I was contacted this weekend by a researcher in Amsterdam inquiring about the late Malcom Davies. I had the opportunity to meet him in 2007 at the International Conference on the History of Freemasonry in Edinburgh, and he delivered a paper at that event this researcher is trying to obtain a copy of: "The Mystical Muse: Early Masonic Operas, Cantatas and Dramas."
Unfortunately, he passed away in 2010.
Is there any possible chance that anyone out there ever published Malcom's ICHF paper, or obtained a copy that I might forward to them? Their group, 401 Dutch Operas in the Netherlands, is hoping to perform some airs from a Dutch comic opera entitled, Les noces de Venus ou les filets de Vulcain in a concert at the Théâtre Français in the Hague. Because ICHF in 2007 did not publish the papers delivered at that event, I have been unable to find it, but perhaps someone else knows of a source.
Malcolm was named as the special chair of Freemasonry at the University of Leiden in the Hague in January of 2008. Although born in Crewe in the county of Cheshire, England, he had lived in the Netherlands for 20 years. He was trained as a musicologist, and he studied at Trinity College of Music in London and the University of Southampton, before moving to The Hague's Royal Conservatory of Frans Brüggen. He received his Ph.D. from the University of Utrecht on The Masonic Muse. Songs, Music and Musicians Associated with Dutch Freemasonry: 1730-1806.

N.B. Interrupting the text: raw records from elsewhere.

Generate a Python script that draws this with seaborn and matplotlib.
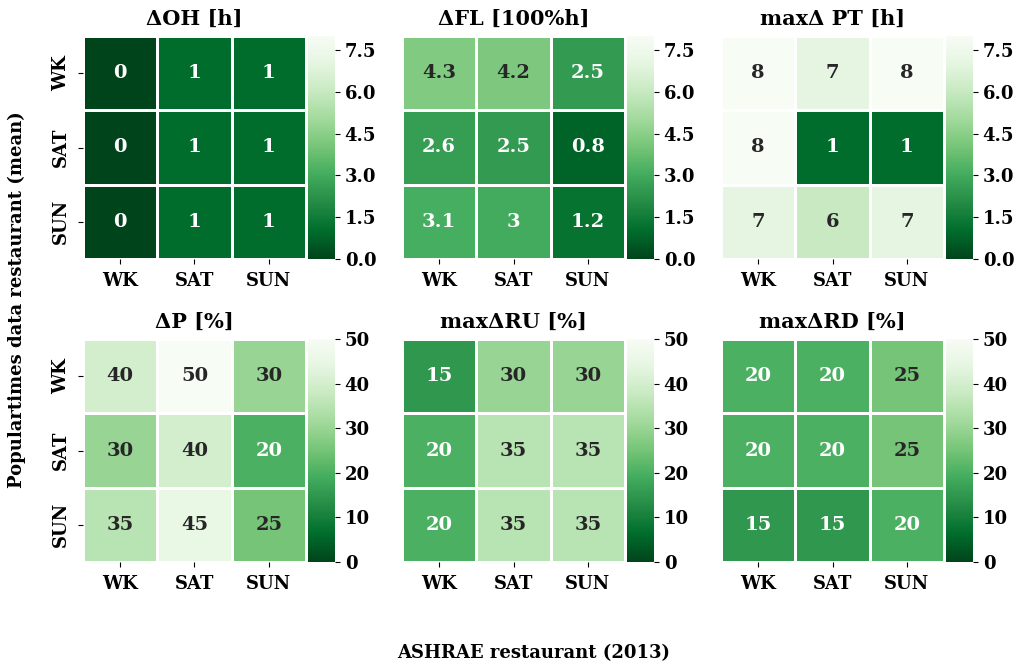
import matplotlib
matplotlib.use("Agg")
import matplotlib.pyplot as plt
import seaborn as sns
import numpy as np

# Day-type categories (rows: Populartimes mean, columns: ASHRAE 2013)
days = ["WK", "SAT", "SUN"]

titles = ["ΔOH [h]", "ΔFL [100%h]", "maxΔ PT [h]",
          "ΔP [%]", "maxΔRU [%]", "maxΔRD [%]"]

delta_oh = [[0, 1, 1],
            [0, 1, 1],
            [0, 1, 1]]
delta_fl = [[4.3, 4.2, 2.5],
            [2.6, 2.5, 0.8],
            [3.1, 3.0, 1.2]]
max_delta_pt = [[8, 7, 8],
                [8, 1, 1],
                [7, 6, 7]]
delta_p = [[40, 50, 30],
           [30, 40, 20],
           [35, 45, 25]]
max_delta_ru = [[15, 30, 30],
                [20, 35, 35],
                [20, 35, 35]]
max_delta_rd = [[20, 20, 25],
                [20, 20, 25],
                [15, 15, 20]]

panels = [delta_oh, delta_fl, max_delta_pt, delta_p, max_delta_ru, max_delta_rd]
vmaxes = [8, 8, 8, 50, 50, 50]

plt.rcParams["font.family"] = ["DejaVu Serif"]
plt.rcParams["font.weight"] = "bold"

W, H = 1019, 667
fig = plt.figure(figsize=(W / 100, H / 100), dpi=100)

col_left = [83, 402, 721]
row_top = [36, 339]
size = 223
cb_gap = 2
cb_w = 27

for i, (data, title, vmax) in enumerate(zip(panels, titles, vmaxes)):
    r, c = divmod(i, 3)
    x0 = col_left[c]
    y0 = row_top[r]
    ax = fig.add_axes([x0 / W, 1 - (y0 + size) / H, size / W, size / H])
    cax = fig.add_axes([(x0 + size + cb_gap) / W, 1 - (y0 + size) / H,
                        cb_w / W, size / H])
    sns.heatmap(np.array(data, dtype=float), ax=ax, cbar_ax=cax,
                cmap="Greens_r", vmin=0, vmax=vmax,
                annot=True, fmt="g",
                annot_kws={"fontsize": 14, "fontweight": "bold"},
                linewidths=2, linecolor="white",
                xticklabels=days, yticklabels=days if c == 0 else False)
    ax.set_title(title, fontsize=15, fontweight="bold", pad=8)
    ax.tick_params(labelsize=13, pad=6)
    for lab in ax.get_xticklabels() + ax.get_yticklabels():
        lab.set_fontweight("bold")
    for lab in ax.get_yticklabels():
        lab.set_rotation(90)
        lab.set_va("center")
    if vmax == 8:
        cax.set_yticks([0, 1.5, 3.0, 4.5, 6.0, 7.5])
        cax.set_yticklabels(["0.0", "1.5", "3.0", "4.5", "6.0", "7.5"])
    else:
        cax.set_yticks([0, 10, 20, 30, 40, 50])
    cax.tick_params(labelsize=13)
    for lab in cax.get_yticklabels():
        lab.set_fontweight("bold")

fig.text(534 / W, 1 - 653 / H, "ASHRAE restaurant (2013)",
         ha="center", va="center", fontsize=13, fontweight="bold")
fig.text(17 / W, 1 - 300 / H, "Populartimes data restaurant (mean)",
         ha="center", va="center", rotation=90, fontsize=13, fontweight="bold")

fig.savefig("out.png", dpi=100)
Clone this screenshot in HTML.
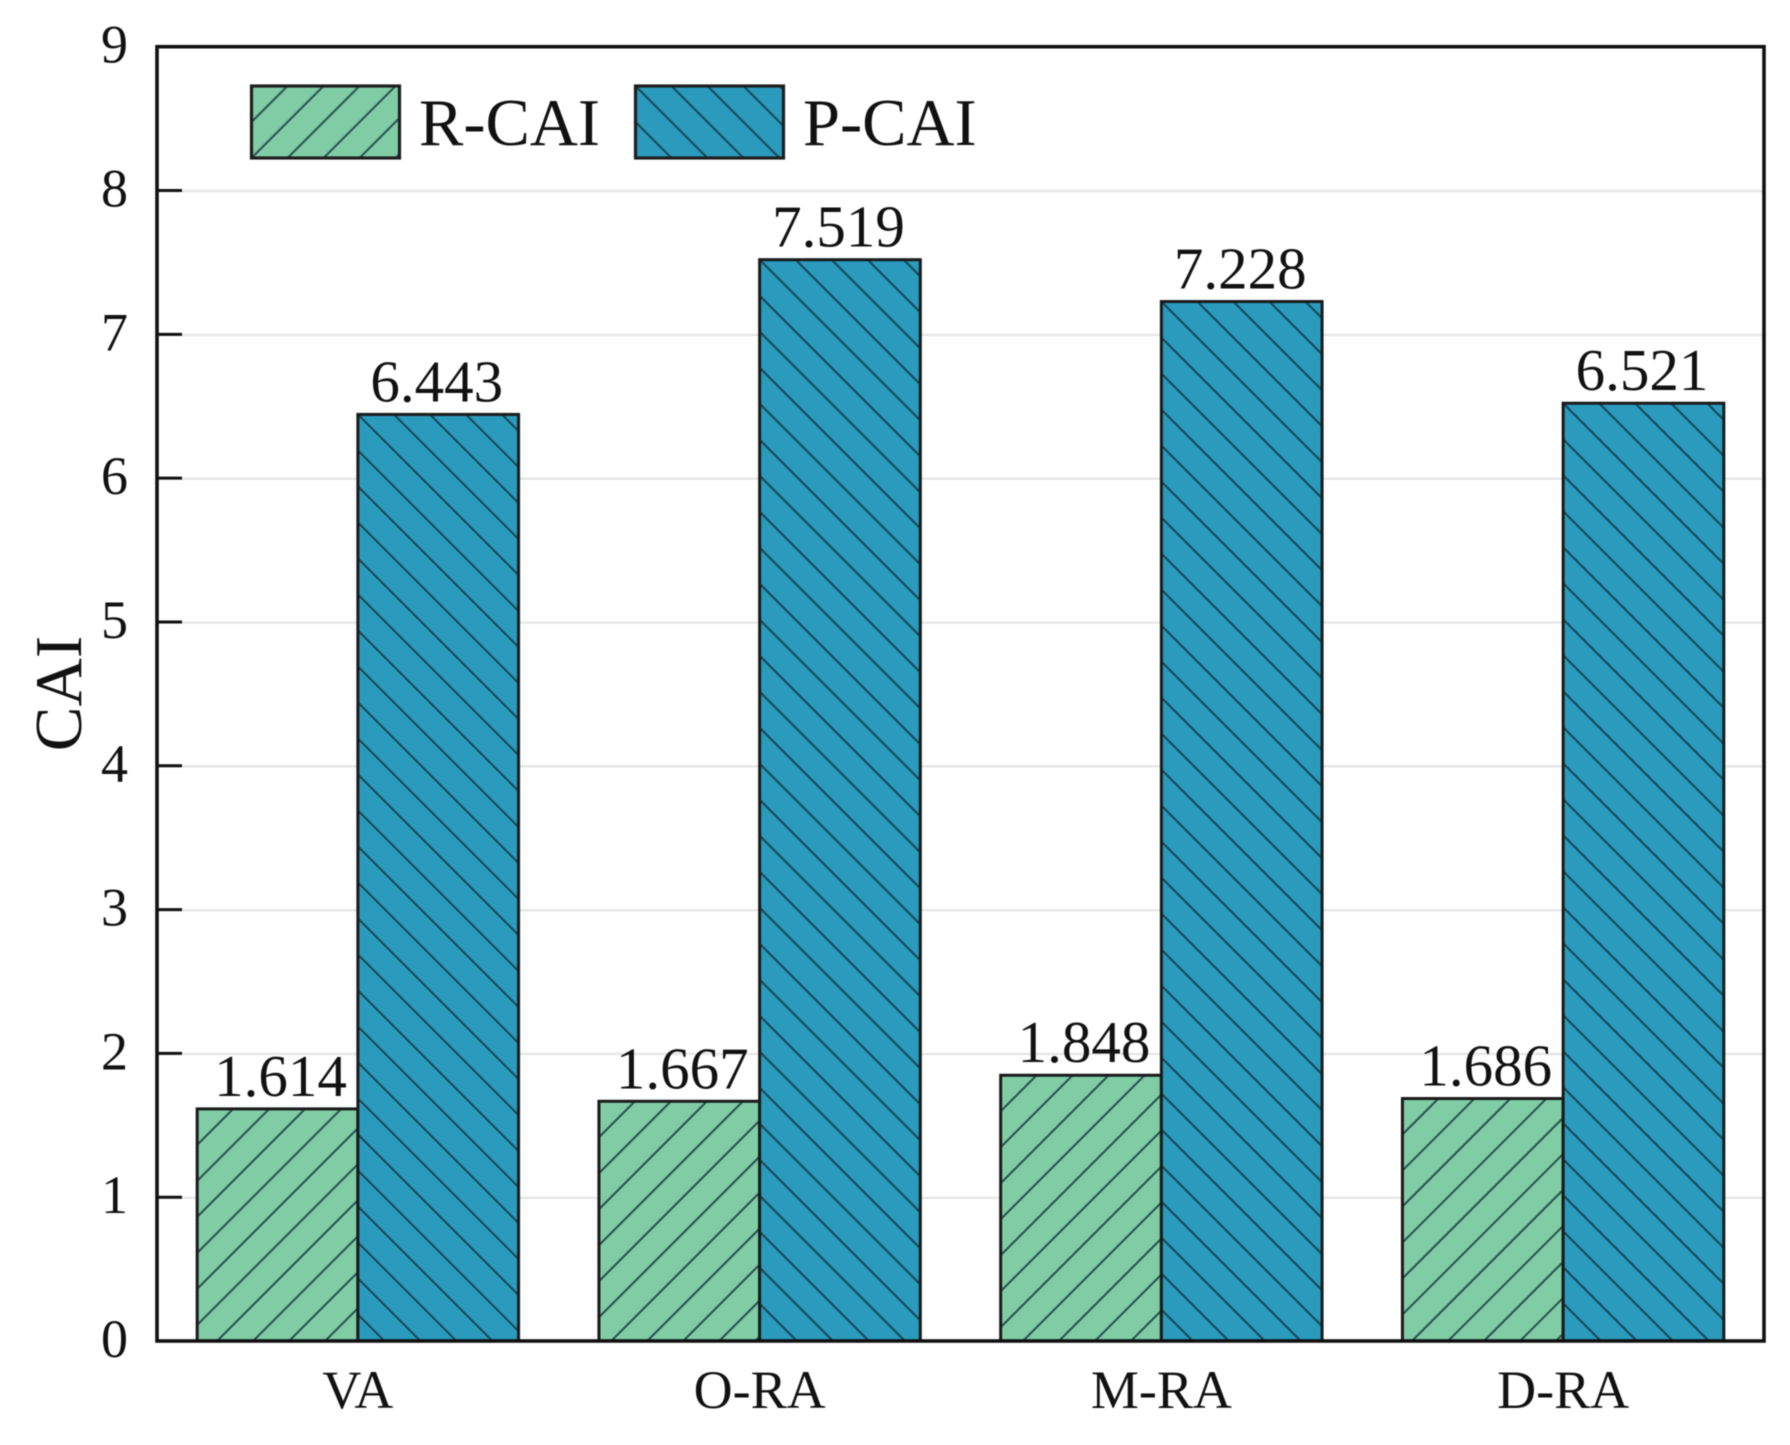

In 2008, he organized a two day symposium in The Hague, where seventeen researchers from European and American universities lectured on the theme "The Expression of Freemasonry: Its ritual, oratory, poetry, music, literature, art and architecture." Brother Davies maintained the academic study of Freemasonry had to be very broad based so that we might understand the effects it had on society, as well as how it has adapted to suit the culture and time in which it resides. He argued for the study of a new "historiography" of Masonry: a greater understanding and examination of the political, philosophical, religious and sociological backgrounds of the 18th and 19th century Masons.